Records that are considered public may be accessible from some third-party websites. These websites often make searching more straightforward, as they are not limited by geographic location, and search engines on these sites may help when starting a search for specific or multiple records. To begin using such a search engine on a third-party or government website, interested parties usually must provide:
- The name of the person involved in the record, unless said person is a juvenile
- The location or assumed location of the record or person involved. This includes information such as the city, county, or state that the person resides in or was accused in
Third-party sites are independent of government sources and are not sponsored by these government agencies. Because of this, record availability on third-party sites may vary.
How to Seal a Criminal Record in Wisconsin
Under Chapter 801 of the Wisconsin statutes, an individual may move a motion to seal and restrict access to a record if the document is not protected by state or federal law. Once the motion is filed, the court restricts public access to the file in question until the court rules on the motion. To proceed, the motion to seal must be served on all parties involved in the case. The court determines if there is reasonable cause to seal the record according to the law. Eventually, the court clerk will be required to mark the document as closed if the court grants the order.

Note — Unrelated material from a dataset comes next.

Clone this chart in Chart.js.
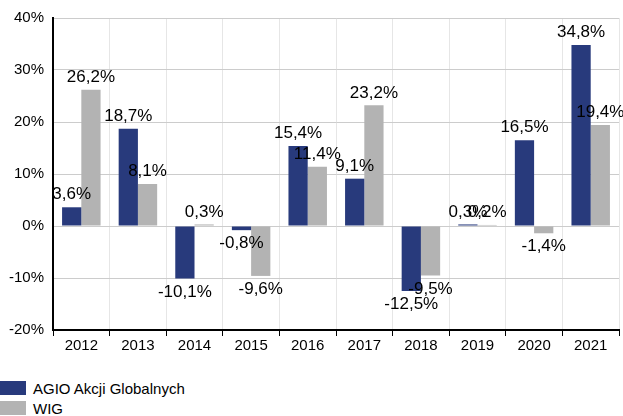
<!DOCTYPE html>
<html>
<head>
<meta charset="utf-8">
<script src="https://cdn.jsdelivr.net/npm/chart.js@4/dist/chart.umd.min.js"></script>
<style>
  html, body { margin: 0; padding: 0; background: #fff; }
  #wrap { position: relative; width: 623px; height: 416px; font-family: "Liberation Sans", Arial, sans-serif; }
  #cv { position: absolute; left: 0; top: 0; }
  #legend { position: absolute; left: 0; top: 378px; font-size: 15px; color: #000; }
  .li { display: flex; align-items: center; height: 20px; }
  .sw { width: 26px; height: 14px; margin-right: 7px; }
</style>
</head>
<body>
<div id="wrap">
  <canvas id="cv" width="623" height="356"></canvas>
  <div id="legend"></div>
</div>
<script>
const categories = ["2012","2013","2014","2015","2016","2017","2018","2019","2020","2021"];
const agioValues = [3.6, 18.7, -10.1, -0.8, 15.4, 9.1, -12.5, 0.3, 16.5, 34.8];
const wigValues  = [26.2, 8.1, 0.3, -9.6, 11.4, 23.2, -9.5, 0.2, -1.4, 19.4];
const seriesNames = ["AGIO Akcji Globalnych", "WIG"];
const seriesColors = ["#283a7c", "#b3b3b3"];

function fmt(v) { return v.toFixed(1).replace(".", ",") + "%"; }

const labelPlugin = {
  id: "valLabels",
  afterDatasetsDraw(chart) {
    const ctx = chart.ctx;
    ctx.save();
    ctx.font = "17px 'Liberation Sans', Arial, sans-serif";
    ctx.fillStyle = "#000";
    ctx.textAlign = "center";
    chart.data.datasets.forEach((ds, di) => {
      const meta = chart.getDatasetMeta(di);
      meta.data.forEach((bar, i) => {
        const v = ds.data[i];
        if (v >= 0) {
          ctx.textBaseline = "bottom";
          ctx.fillText(fmt(v), bar.x, bar.y - 4);
        } else {
          ctx.textBaseline = "top";
          ctx.fillText(fmt(v), bar.x, bar.y + 5);
        }
      });
    });
    ctx.restore();
  }
};

new Chart(document.getElementById("cv"), {
  type: "bar",
  data: {
    labels: categories,
    datasets: [
      { label: seriesNames[0], data: agioValues, backgroundColor: seriesColors[0] },
      { label: seriesNames[1], data: wigValues, backgroundColor: seriesColors[1] }
    ]
  },
  options: {
    responsive: false,
    animation: false,
    layout: { padding: { top: 8, right: 4, left: 0, bottom: 0 } },
    datasets: { bar: { categoryPercentage: 0.68, barPercentage: 1.0 } },
    plugins: { legend: { display: false }, tooltip: { enabled: false } },
    scales: {
      x: {
        grid: { offset: true, color: "#e6e6e6", tickColor: "#000", tickLength: 6, drawTicks: true },
        border: { color: "#000", width: 2 },
        ticks: { color: "#000", font: { size: 15, family: "'Liberation Sans', Arial, sans-serif" }, padding: 1 }
      },
      y: {
        min: -20, max: 40,
        grid: { color: "#cccccc", drawTicks: false },
        border: { color: "#000", width: 2 },
        ticks: {
          stepSize: 10, color: "#000", padding: 9,
          font: { size: 15, family: "'Liberation Sans', Arial, sans-serif" },
          callback: v => v + "%"
        }
      }
    }
  },
  plugins: [labelPlugin]
});

const lg = document.getElementById("legend");
seriesNames.forEach((n, i) => {
  const d = document.createElement("div"); d.className = "li";
  const s = document.createElement("div"); s.className = "sw"; s.style.background = seriesColors[i];
  const t = document.createElement("span"); t.textContent = n;
  d.appendChild(s); d.appendChild(t); lg.appendChild(d);
});
</script>
</body>
</html>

What Crimes Can Be Expunged in Wisconsin
The Wisconsin court may only expunge a conviction record if;
- The crime was the first conviction, and the defendant was under age 21 at the time of conviction
- The defendant was under the age of 25 when the offense was committed
- The crime carried a maximum period of imprisonment of six years or less according to chapter 973 of the Wisconsin Statutes
- The defendant completed the terms of the sentence
- The individual was convicted of committing a commercial sex act as a victim of human trafficking.
As a general rule in Wisconsin, the only people eligible to have their records expunged are those convicted of a crime. State laws permit the expungement of a conviction record when the petitioner has dutifully completed the sentence attached to the conviction, with no pending penalties or charges. For the court to consider the request, the convicted felon’s probation officer must also agree to the expungement. However, even if the stated criteria are fulfilled, not all criminal conviction records qualify for expungement. The Wisconsin State Expungement Law prioritizes juveniles because it mandates the court to automatically expunge juvenile conviction records if the individual is a first offender. Hence, delinquent juveniles are eligible for expungement on the condition that they display exemplary behavior and comply with the circumstances of their conviction.
How to Expunge Criminal Records in Wisconsin
Any individual seeking expungement in the state must petition the court at the time of the sentencing. The petition for expungement must be submitted after conviction to the original court where the case was tried, and the petitioner will be sentenced. An application form must be completed and submitted to the court for the judge to review and decide whether to grant the expungement or deny it.
Firstly, the individual’s probation agent or correctional institution must agree to the expungement by sending a certificate of discharge to the court. In effect, the court reviews the certificate along with all other required paperwork before granting the expungement. On the contrary, if the petitioner was not incarcerated but only sentenced to pay fines or restitution, they may request expungement using the application form after all obligations have been fulfilled.
It is advisable to ensure that the petitioner’s criminal conviction is eligible for the process. If the record is eligible for expungement, the individual must provide the following;
- the completed petition form
- contact information
- fingerprint record removal request
- name of the police agency that made the arrest
- all arrest charges and their sentences.
Although juvenile record expungements are automatic, the individual must also petition the court at the sentencing time. A complete JD–1780 expungement form is required for this purpose. It is important to note that some eligible criminal records may not be granted for expungement. The final decision depends heavily on the court’s discretion.
Do Sealed Records Show up In Wisconsin Background Checks?
Yes, sealed and expunged records show up in Wisconsin background checks.
Judges in the state can only order the expungement of criminal conviction records maintained by the circuit court, but not records stored by other agencies. Accordingly, expunged records cannot be removed from the Wisconsin criminal history repository. As a result, the department possesses expunged criminal conviction files that cease to exist in the state court system. Records maintained in the repository are open to the public. Therefore, on request, inquirers can access expunged criminal record information, including employers running background checks on job applicants.
Who Can See Sealed Criminal Records in Wisconsin?
Members of the public can access sealed or expunged criminal records from agencies other than the courts. Agencies involved in arrests or conviction of offenders in the state maintain records of the case as the defendant proceeds in the state criminal justice process. Hence, because the judge only has the authority to order the deletion or expungement of records from the court’s database, public members may retrieve expunged criminal records from the other agencies that store it.
Also, records that are merely sealed but not expunged are not deleted but kept confidential. Under such circumstances, the general public will not have access to the records, but law enforcement agencies will see it.
How to Obtain Sealed Records in Wisconsin
Generally, records expunged or deleted from the Wisconsin circuit courts remain accessible via other agencies. In addition to the state’s criminal history repository, the district attorney office, law enforcement departments, and the Department of Transportation may still possess the expunged records.
Although Wisconsin courts may not provide further information on expunged records, they may grant access to sealed ones under certain circumstances. Courts will generally deny access to sealed records, but they are mandated by law to provide specific reasons for the denial. Inquirers seeking access to the sealed records may challenge the denial in a mandamus proceeding. If the court determines that the reasons are sufficient and that disclosure of the record does not implicate the interests of the parties of the case, it will issue a decree for disclosure of the requested records.
In contrast, if the court determines that disclosing a record may implicate a party’s reputational or privacy interests, the individual must be notified of the request and given a reasonable time to agree to the petition or appeal against it. This process only applies to records exempted by court order and not records specifically exempted by state public records law or federal law.